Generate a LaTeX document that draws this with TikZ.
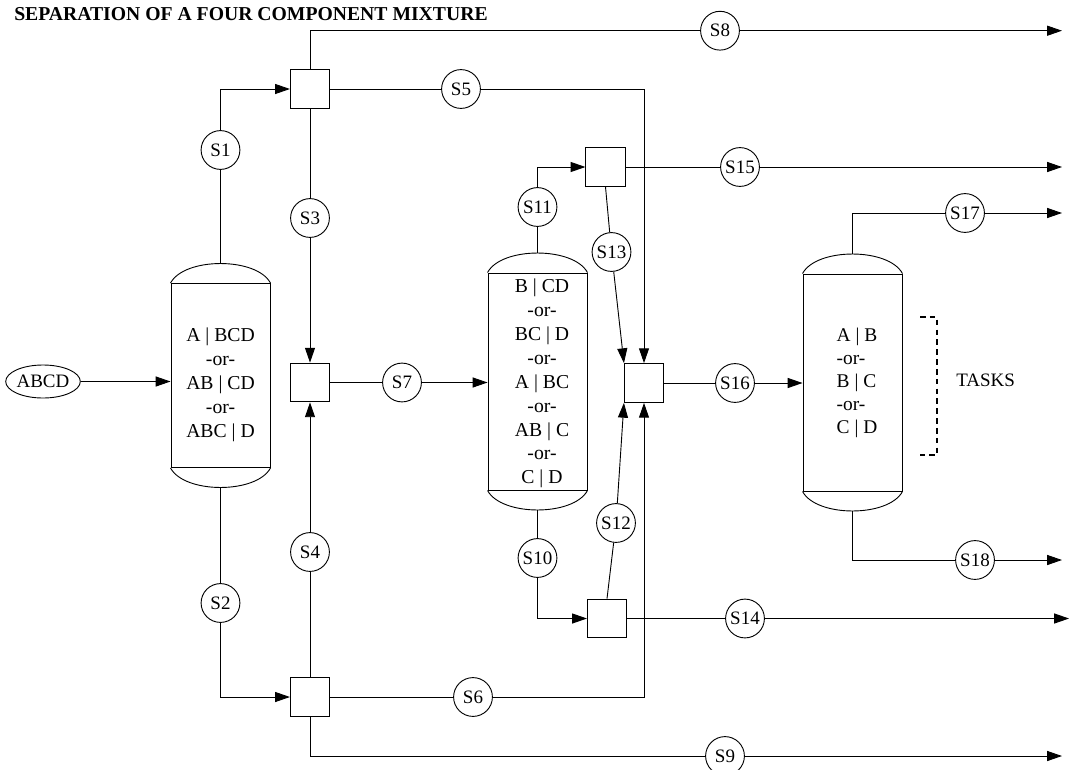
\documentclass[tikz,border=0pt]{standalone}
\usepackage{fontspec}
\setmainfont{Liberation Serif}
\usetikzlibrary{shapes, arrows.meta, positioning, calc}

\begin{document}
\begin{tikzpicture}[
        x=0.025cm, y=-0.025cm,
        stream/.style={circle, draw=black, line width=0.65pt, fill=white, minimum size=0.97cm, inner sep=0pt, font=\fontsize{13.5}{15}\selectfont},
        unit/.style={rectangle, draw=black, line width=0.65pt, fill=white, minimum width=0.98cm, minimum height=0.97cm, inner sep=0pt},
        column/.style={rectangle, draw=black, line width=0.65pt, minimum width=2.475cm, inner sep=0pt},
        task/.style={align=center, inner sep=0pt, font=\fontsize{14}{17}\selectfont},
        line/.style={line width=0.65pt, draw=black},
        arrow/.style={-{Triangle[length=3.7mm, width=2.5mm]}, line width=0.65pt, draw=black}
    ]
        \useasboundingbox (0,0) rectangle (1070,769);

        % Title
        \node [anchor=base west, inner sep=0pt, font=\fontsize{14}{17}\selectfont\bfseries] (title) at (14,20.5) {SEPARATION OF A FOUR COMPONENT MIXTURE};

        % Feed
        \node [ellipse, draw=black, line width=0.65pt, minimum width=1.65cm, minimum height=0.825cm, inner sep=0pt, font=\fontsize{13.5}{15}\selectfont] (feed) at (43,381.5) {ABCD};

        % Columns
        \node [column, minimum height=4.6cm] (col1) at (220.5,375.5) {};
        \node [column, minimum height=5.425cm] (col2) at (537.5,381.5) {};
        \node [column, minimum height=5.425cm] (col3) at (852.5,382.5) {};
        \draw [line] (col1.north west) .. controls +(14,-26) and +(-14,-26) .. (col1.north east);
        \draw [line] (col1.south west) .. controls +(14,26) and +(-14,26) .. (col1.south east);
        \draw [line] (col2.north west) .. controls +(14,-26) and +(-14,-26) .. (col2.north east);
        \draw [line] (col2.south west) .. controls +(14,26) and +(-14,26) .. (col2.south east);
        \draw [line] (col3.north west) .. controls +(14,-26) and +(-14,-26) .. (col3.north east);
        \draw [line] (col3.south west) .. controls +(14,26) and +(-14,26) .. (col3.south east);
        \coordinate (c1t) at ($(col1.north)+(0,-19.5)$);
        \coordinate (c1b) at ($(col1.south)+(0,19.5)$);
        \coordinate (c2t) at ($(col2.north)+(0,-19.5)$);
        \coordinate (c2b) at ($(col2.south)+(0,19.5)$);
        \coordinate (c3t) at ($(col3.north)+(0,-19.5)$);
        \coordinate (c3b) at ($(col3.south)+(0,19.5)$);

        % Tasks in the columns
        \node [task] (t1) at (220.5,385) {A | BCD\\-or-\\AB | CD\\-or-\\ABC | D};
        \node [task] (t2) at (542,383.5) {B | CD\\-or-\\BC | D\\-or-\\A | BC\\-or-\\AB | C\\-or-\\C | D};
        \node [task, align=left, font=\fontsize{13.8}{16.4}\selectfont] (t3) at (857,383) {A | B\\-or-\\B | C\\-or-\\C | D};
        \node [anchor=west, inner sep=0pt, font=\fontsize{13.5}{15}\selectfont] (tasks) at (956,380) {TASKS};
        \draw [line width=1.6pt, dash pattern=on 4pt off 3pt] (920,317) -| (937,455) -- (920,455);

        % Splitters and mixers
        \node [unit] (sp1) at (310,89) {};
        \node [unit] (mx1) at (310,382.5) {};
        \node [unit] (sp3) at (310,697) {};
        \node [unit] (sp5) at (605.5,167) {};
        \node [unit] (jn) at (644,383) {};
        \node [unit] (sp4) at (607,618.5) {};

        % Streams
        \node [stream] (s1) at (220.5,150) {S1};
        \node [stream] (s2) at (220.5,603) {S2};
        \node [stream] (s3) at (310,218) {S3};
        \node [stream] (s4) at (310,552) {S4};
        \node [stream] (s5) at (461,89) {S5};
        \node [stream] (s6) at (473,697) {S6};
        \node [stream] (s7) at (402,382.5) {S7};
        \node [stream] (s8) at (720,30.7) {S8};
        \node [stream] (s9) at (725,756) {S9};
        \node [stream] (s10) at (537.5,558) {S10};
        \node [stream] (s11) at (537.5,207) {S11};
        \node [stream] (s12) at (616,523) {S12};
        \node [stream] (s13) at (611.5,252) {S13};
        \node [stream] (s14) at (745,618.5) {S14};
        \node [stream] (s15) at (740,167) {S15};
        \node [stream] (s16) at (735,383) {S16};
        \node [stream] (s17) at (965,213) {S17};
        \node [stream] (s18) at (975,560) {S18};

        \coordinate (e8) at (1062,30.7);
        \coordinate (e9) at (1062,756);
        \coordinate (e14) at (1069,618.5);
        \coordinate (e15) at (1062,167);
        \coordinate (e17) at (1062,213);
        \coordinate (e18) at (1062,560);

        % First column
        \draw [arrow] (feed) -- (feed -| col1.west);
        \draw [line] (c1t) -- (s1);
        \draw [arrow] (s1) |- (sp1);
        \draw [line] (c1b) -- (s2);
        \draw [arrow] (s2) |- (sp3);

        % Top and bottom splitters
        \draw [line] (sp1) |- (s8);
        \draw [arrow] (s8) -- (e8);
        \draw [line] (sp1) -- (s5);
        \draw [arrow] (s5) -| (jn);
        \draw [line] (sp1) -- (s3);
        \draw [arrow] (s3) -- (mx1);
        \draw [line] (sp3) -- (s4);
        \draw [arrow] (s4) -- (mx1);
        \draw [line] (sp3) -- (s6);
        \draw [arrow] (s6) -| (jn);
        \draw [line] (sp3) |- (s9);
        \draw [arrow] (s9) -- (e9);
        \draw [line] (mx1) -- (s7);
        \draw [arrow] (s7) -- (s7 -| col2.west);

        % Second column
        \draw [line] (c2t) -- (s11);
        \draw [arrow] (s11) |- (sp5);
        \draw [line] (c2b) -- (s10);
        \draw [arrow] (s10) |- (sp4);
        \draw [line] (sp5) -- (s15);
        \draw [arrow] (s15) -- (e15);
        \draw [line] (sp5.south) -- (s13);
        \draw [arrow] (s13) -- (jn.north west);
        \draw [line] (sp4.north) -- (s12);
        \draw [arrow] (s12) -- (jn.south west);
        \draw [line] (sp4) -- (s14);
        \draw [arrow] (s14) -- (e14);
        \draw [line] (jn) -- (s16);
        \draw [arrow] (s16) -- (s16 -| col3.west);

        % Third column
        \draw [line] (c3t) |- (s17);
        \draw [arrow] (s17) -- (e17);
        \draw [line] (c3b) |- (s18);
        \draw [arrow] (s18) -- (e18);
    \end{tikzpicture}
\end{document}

..............................

■ GOAL: Exactly as they appear, print the lines of the listing above from its first line through the line that contains "[ellipse, draw=black, line", minus the pictures.

■ THE RESULT:
Generate a LaTeX document that draws this with TikZ.
\documentclass[tikz,border=0pt]{standalone}
\usepackage{fontspec}
\setmainfont{Liberation Serif}
\usetikzlibrary{shapes, arrows.meta, positioning, calc}

\begin{document}
\begin{tikzpicture}[
        x=0.025cm, y=-0.025cm,
        stream/.style={circle, draw=black, line width=0.65pt, fill=white, minimum size=0.97cm, inner sep=0pt, font=\fontsize{13.5}{15}\selectfont},
        unit/.style={rectangle, draw=black, line width=0.65pt, fill=white, minimum width=0.98cm, minimum height=0.97cm, inner sep=0pt},
        column/.style={rectangle, draw=black, line width=0.65pt, minimum width=2.475cm, inner sep=0pt},
        task/.style={align=center, inner sep=0pt, font=\fontsize{14}{17}\selectfont},
        line/.style={line width=0.65pt, draw=black},
        arrow/.style={-{Triangle[length=3.7mm, width=2.5mm]}, line width=0.65pt, draw=black}
    ]
        \useasboundingbox (0,0) rectangle (1070,769);

        % Title
        \node [anchor=base west, inner sep=0pt, font=\fontsize{14}{17}\selectfont\bfseries] (title) at (14,20.5) {SEPARATION OF A FOUR COMPONENT MIXTURE};

        % Feed
        \node [ellipse, draw=black, line width=0.65pt, minimum width=1.65cm, minimum height=0.825cm, inner sep=0pt, font=\fontsize{13.5}{15}\selectfont] (feed) at (43,381.5) {ABCD};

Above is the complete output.